Por qué cruzó el pollito la calle o el chiste de los tomates saltando a la carretera son solo algunos de los ejemplos de la hilaridad que puede provocar un gesto tan cotidiano como el abandonar la seguridad de las aceras para adentrarse en el territorio de los vehículos a motor.
¿Por qué cruzó el pollito la calle? Para llegar al otro lado. Sí, lo sé. Como chiste no tienen mucha gracia y mi mente ha preferido borrar quién o cuándo me lo contaron, pero no puedo evitar recordarlo cada vez que veo a alguien saltar a la calzada fingiendo una carrerita tan estéril como efímera. Y si no, no me digan ustedes que no se han fijado en esas personas que para llegar al otro lado desdeñan los pasos de cebra para saltar al vacío del tráfico rodado arrancándose con una carrerita más propia de Chiquito de la Calzada que de Usain Bolt. Sin embargo, ese ímpetu tan atlético apenas les dura dos o tres pasitos, tan torpes como ineficaces, y antes incluso de haber alcanzado el ecuador de la calle aminoran su esprint para terminar andando con un paso de banderillero de plaza de segunda y mirando de reojo y con desdén la posible llegada de coches.
Al margen de las aristas legales de cruzar la calle fuera de los límites del paso de cebra, ese amago de arrancada es toda una declaración de intenciones.

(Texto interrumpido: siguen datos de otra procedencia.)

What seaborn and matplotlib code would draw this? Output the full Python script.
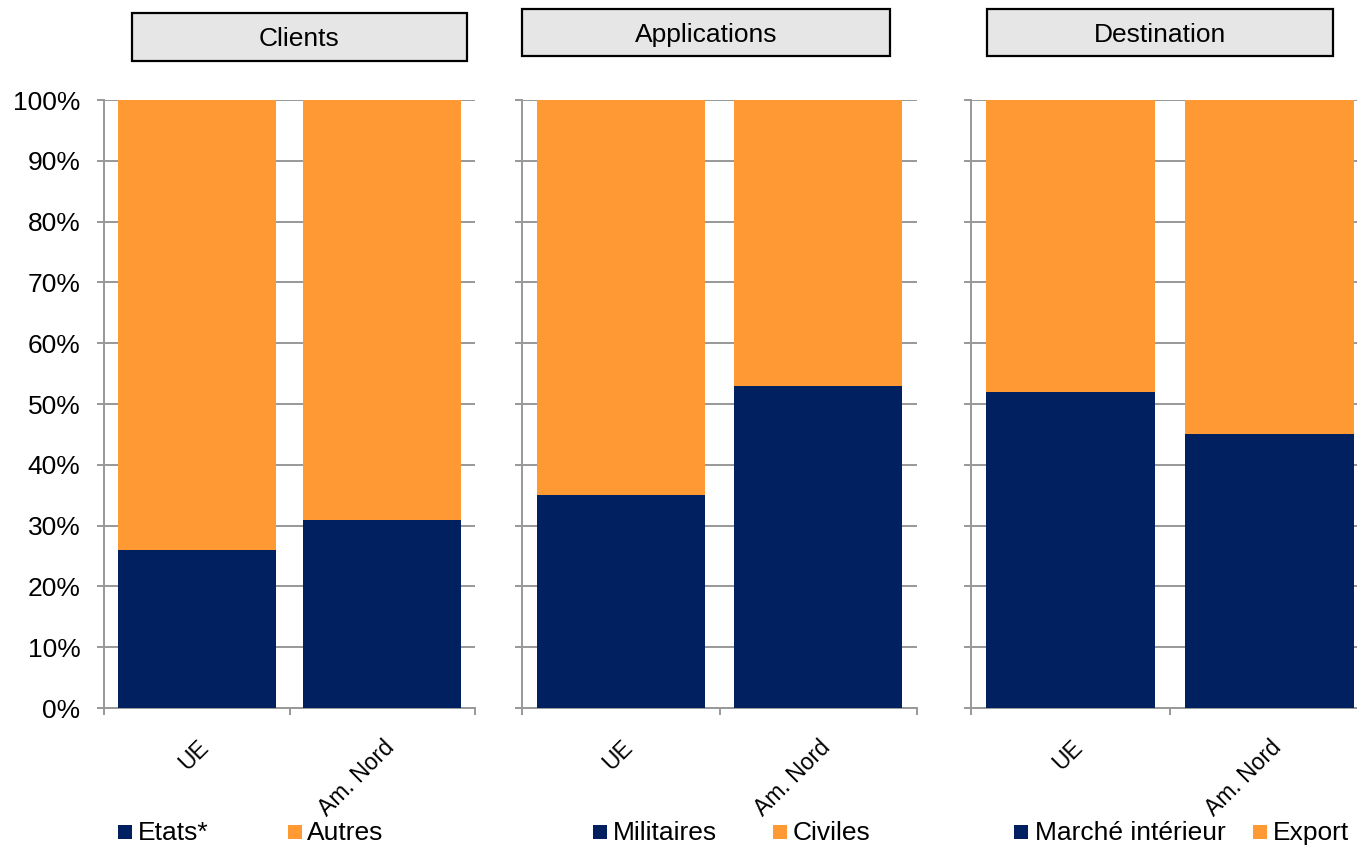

Arrancar corriendo implica la presencia de un riesgo. Pero para la mayoría de las personas que he visto cruzar con ese desparpajo, el riesgo empieza con el hecho mismo de la galopada por ser una acción a la que no parecen estar muy acostumbrados. Después llega el repentino frenazo en mitad del carril, como diciendo “aquí estoy yo y ahora, si tienes narices, me atropellas”, aprovechándose de la buena fe del conductor en un acto de imprudente chulería.
Todo el mundo sabe que lo negro de los pasos de peatones es lava y quema. Pues en el resto también, así que si deciden jugarse la vida, háganlo, pero deprisa y sin molestar a los demás, silvuplé.
Y ahora se preguntarán por el chiste de los tomates, pero créanme, es mejor que lo dejemos ahí.